You will be working on:
- Extending the project by adding new variables and new waves (working in the Stata statistical software)
- Updating the open-source code and documentation
- Advancing the synchronised open science platform and webpage
- Exploring opportunities to include new countries
You will work at the NIDI office in The Hague under the supervision of researchers who initiated the CPF, Matthijs Kalmijn and Konrad Turek. This position is particularly suitable for someone willing to explore the future career options in research, data-management and statistical programming, both in and outside of the academia. The project provides an excellent opportunity to familiarize yourself with the design and potential of the CPF data and the team can support you in initiating own research (e.g., for the future PhD). You will also be able to participate in meetings of the NIDI research groups, e.g., in the fields of migration and migrants, family, work and retirement.

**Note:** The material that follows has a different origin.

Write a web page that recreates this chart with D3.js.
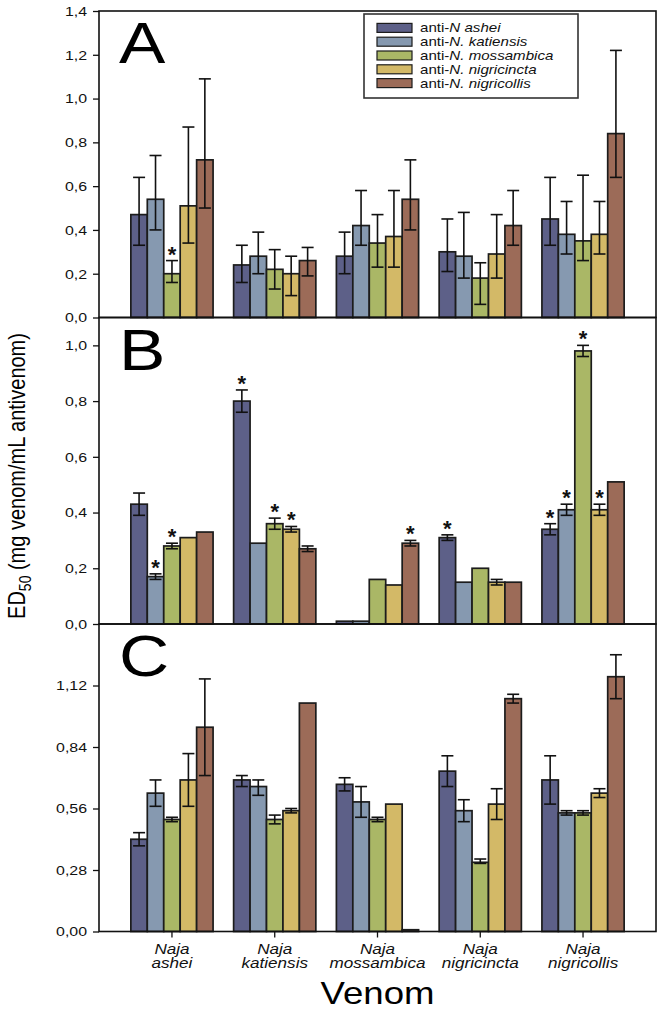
<!DOCTYPE html>
<html>
<head>
<meta charset="utf-8">
<script src="https://cdn.jsdelivr.net/npm/d3@7"></script>
<style>
  html, body { margin: 0; padding: 0; background: #fff; }
  svg { display: block; font-family: Arial, "Liberation Sans", sans-serif; }
</style>
</head>
<body>
<svg id="chart" width="660" height="1010"></svg>
<script>
// ---------- data ----------
const venoms = ["ashei", "katiensis", "mossambica", "nigricincta", "nigricollis"];
const antivenoms = ["anti-N ashei", "anti-N. katiensis", "anti-N. mossambica", "anti-N. nigricincta", "anti-N. nigricollis"];
const legendPrefix = ["anti-", "anti-", "anti-", "anti-", "anti-"];
const legendItalic = ["N ashei", "N. katiensis", "N. mossambica", "N. nigricincta", "N. nigricollis"];

// Panel A  (rows = venom, columns = antivenom)
const aMean = [[0.47,0.54,0.20,0.51,0.72],[0.24,0.28,0.22,0.20,0.26],[0.28,0.42,0.34,0.37,0.54],[0.30,0.28,0.18,0.29,0.42],[0.45,0.38,0.35,0.38,0.84]];
const aHigh = [[0.64,0.74,0.26,0.87,1.09],[0.33,0.39,0.31,0.28,0.32],[0.39,0.58,0.47,0.58,0.72],[0.45,0.48,0.25,0.47,0.58],[0.64,0.53,0.65,0.53,1.22]];
const aLow  = [[0.33,0.40,0.16,0.34,0.50],[0.16,0.20,0.13,0.10,0.19],[0.20,0.33,0.23,0.23,0.40],[0.21,0.18,0.06,0.18,0.33],[0.33,0.29,0.26,0.29,0.64]];
const aStar = [[0,0,1,0,0],[0,0,0,0,0],[0,0,0,0,0],[0,0,0,0,0],[0,0,0,0,0]];
const aTicks = [0,0.2,0.4,0.6,0.8,1.0,1.2,1.4];

// Panel B
const bMean = [[0.43,0.17,0.28,0.31,0.33],[0.80,0.29,0.36,0.34,0.27],[0.01,0.01,0.16,0.14,0.29],[0.31,0.15,0.20,0.15,0.15],[0.34,0.41,0.98,0.41,0.51]];
const bHigh = [[0.47,0.18,0.29,null,null],[0.84,null,0.38,0.35,0.28],[null,null,null,null,0.30],[0.32,null,null,0.16,null],[0.36,0.43,1.00,0.43,null]];
const bLow  = [[0.39,0.16,0.27,null,null],[0.76,null,0.34,0.33,0.26],[null,null,null,null,0.28],[0.30,null,null,0.14,null],[0.32,0.39,0.96,0.39,null]];
const bStar = [[0,1,1,0,0],[1,0,1,1,0],[0,0,0,0,1],[1,0,0,0,0],[1,1,1,1,0]];
const bTicks = [0,0.2,0.4,0.6,0.8,1.0];

// Panel C
const cMean = [[0.42,0.63,0.51,0.69,0.93],[0.69,0.66,0.51,0.55,1.04],[0.67,0.59,0.51,0.58,0.008],[0.73,0.55,0.315,0.58,1.06],[0.69,0.54,0.54,0.63,1.16]];
const cHigh = [[0.45,0.69,0.52,0.81,1.15],[0.71,0.69,0.53,0.56,null],[0.70,0.66,0.52,null,null],[0.80,0.60,0.33,0.65,1.08],[0.80,0.55,0.55,0.65,1.26]];
const cLow  = [[0.39,0.57,0.50,0.57,0.71],[0.66,0.62,0.49,0.54,null],[0.64,0.52,0.50,null,null],[0.66,0.50,0.31,0.51,1.04],[0.58,0.53,0.53,0.61,1.06]];
const cStar = [[0,0,0,0,0],[0,0,0,0,0],[0,0,0,0,0],[0,0,0,0,0],[0,0,0,0,0]];
const cTicks = [0,0.28,0.56,0.84,1.12];

// ---------- styles ----------
const colors = ["#5d6088", "#8699b0", "#aab766", "#d3b967", "#9c6b58"];
const SX = 1.18;               // horizontal stretch of the reference lettering
const left = 99, right = 656;
const panels = [
  {id:"A", mean:aMean, high:aHigh, low:aLow, star:aStar, ticks:aTicks, max:1.4, top:11, bottom:317.5, fmt:d3.format(".1f")},
  {id:"B", mean:bMean, high:bHigh, low:bLow, star:bStar, ticks:bTicks, max:1.1, top:317.5, bottom:624, fmt:d3.format(".1f")},
  {id:"C", mean:cMean, high:cHigh, low:cLow, star:cStar, ticks:cTicks, max:1.4, top:624, bottom:931.5, fmt:d3.format(".2f")}
];

const svg = d3.select("#chart");

const x0 = d3.scaleBand().domain(venoms).range([left, right]).paddingInner(0.2).paddingOuter(0.31);
const x1 = d3.scaleBand().domain(d3.range(antivenoms.length)).range([0, x0.bandwidth()]).padding(0);

panels.forEach(p => {
  const y = d3.scaleLinear().domain([0, p.max]).range([p.bottom, p.top]);
  const g = svg.append("g");

  venoms.forEach((v, vi) => {
    const gg = g.append("g").attr("transform", `translate(${x0(v)},0)`);
    const rows = p.mean[vi].map((m, ai) => ({ai, m, hi: p.high[vi][ai], lo: p.low[vi][ai], star: p.star[vi][ai]}));
    gg.selectAll("rect").data(rows).join("rect")
      .attr("x", d => x1(d.ai))
      .attr("y", d => y(d.m))
      .attr("width", x1.bandwidth())
      .attr("height", d => y(0) - y(d.m))
      .attr("fill", d => colors[d.ai])
      .attr("stroke", "#1c1c1c")
      .attr("stroke-width", 1.7);

    const cap = 6;
    rows.filter(d => d.hi != null).forEach(d => {
      const cx = x1(d.ai) + x1.bandwidth() / 2;
      gg.append("line").attr("x1", cx).attr("x2", cx).attr("y1", y(d.hi)).attr("y2", y(d.lo))
        .attr("stroke", "#111").attr("stroke-width", 1.6);
      [d.hi, d.lo].forEach(val => {
        gg.append("line").attr("x1", cx - cap).attr("x2", cx + cap).attr("y1", y(val)).attr("y2", y(val))
          .attr("stroke", "#111").attr("stroke-width", 1.6);
      });
    });

    rows.filter(d => d.star).forEach(d => {
      const cx = x1(d.ai) + x1.bandwidth() / 2;
      const topV = d.hi != null ? d.hi : d.m;
      gg.append("text").attr("x", cx).attr("y", y(topV) + 1)
        .attr("text-anchor", "middle").attr("font-size", 22).attr("font-weight", "bold")
        .attr("fill", "#111").text("*");
    });
  });

  const ax = g.append("g").attr("transform", `translate(${left},0)`)
    .call(d3.axisLeft(y).tickValues(p.ticks).tickSize(6).tickPadding(5).tickFormat(d => p.fmt(d).replace(".", ",")));
  ax.select(".domain").remove();
  ax.selectAll("line").attr("stroke", "#111").attr("stroke-width", 1.3);
  ax.selectAll("text").attr("font-size", 13.5).attr("fill", "#111")
    .attr("font-family", "Arial, 'Liberation Sans', sans-serif")
    .attr("x", -12 / SX).attr("transform", `scale(${SX},1)`);

  g.append("rect").attr("x", left).attr("y", p.top).attr("width", right - left).attr("height", p.bottom - p.top)
    .attr("fill", "none").attr("stroke", "#111").attr("stroke-width", 1.6);

  g.append("text").attr("transform", `translate(119,${p.top + 52}) scale(1.22,1)`)
    .attr("font-size", 57).attr("fill", "#000").text(p.id);
});

const xa = svg.append("g").attr("transform", `translate(0,${panels[2].bottom})`)
  .call(d3.axisBottom(x0).tickSize(6).tickFormat(""));
xa.select(".domain").remove();
xa.selectAll("line").attr("stroke", "#111").attr("stroke-width", 1.3);

venoms.forEach(v => {
  const cx = x0(v) + x0.bandwidth() / 2;
  const t = svg.append("text").attr("transform", `translate(${cx},0) scale(${SX},1)`).attr("text-anchor", "middle")
    .attr("font-size", 14.5).attr("font-style", "italic").attr("fill", "#111");
  t.append("tspan").attr("x", 0).attr("y", 954).text("Naja");
  t.append("tspan").attr("x", 0).attr("y", 968).text(v);
});

svg.append("text").attr("transform", `translate(${(left + right) / 2},1004) scale(${SX},1)`).attr("text-anchor", "middle")
  .attr("font-size", 31).attr("fill", "#000").text("Venom");

const yt = svg.append("text").attr("transform", `translate(25,476) rotate(-90) scale(1,${SX})`)
  .attr("text-anchor", "middle").attr("font-size", 20).attr("fill", "#000");
yt.append("tspan").text("ED");
yt.append("tspan").attr("font-size", 14).attr("dy", 5).text("50");
yt.append("tspan").attr("dy", -5).text(" (mg venom/mL antivenom)");

const lg = svg.append("g");
const lgX = 364, lgY = 14;
lg.append("rect").attr("x", lgX).attr("y", lgY).attr("width", 214).attr("height", 84)
  .attr("fill", "#fff").attr("stroke", "#333").attr("stroke-width", 1.6);
const rowY = d3.scaleBand().domain(d3.range(antivenoms.length)).range([lgY + 7, lgY + 76]);
antivenoms.forEach((a, i) => {
  const yy = rowY(i) + rowY.bandwidth() / 2;
  lg.append("rect").attr("x", lgX + 13).attr("y", yy - 4.5).attr("width", 35).attr("height", 9)
    .attr("fill", colors[i]).attr("stroke", "#1c1c1c").attr("stroke-width", 1.2);
  const t = lg.append("text").attr("transform", `translate(${lgX + 56},${yy + 4.5}) scale(${SX},1)`)
    .attr("font-size", 12.8).attr("fill", "#111");
  t.append("tspan").text(legendPrefix[i]);
  t.append("tspan").attr("font-style", "italic").text(legendItalic[i]);
});
</script>
</body>
</html>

CPF offers an open-source code that combines and harmonizes data from the largest and longest-running household panel surveys (currently seven countries: Australia, Germany, Great Britain, South Korea, Russia, Switzerland, United States). The project aims to support communication and cooperation among researchers who apply and develop the CPF code. It is organised as an open science platform that integrates tools for general communication (online forum), code development (GitHub) and general management of scientific research (Open Science Framework). CPF is the first fully open harmonization initiative of this type in the social sciences. It allows new research applications, provides solutions for comparability problems, supports replicable science, simplifies the harmonization, and reduces data preparation time. The latest CPF version 1.4 contains 2.8 million observations from 370 thousand respondents and covers the period from 1968 until 2019, with up to 41 panel waves per respondent.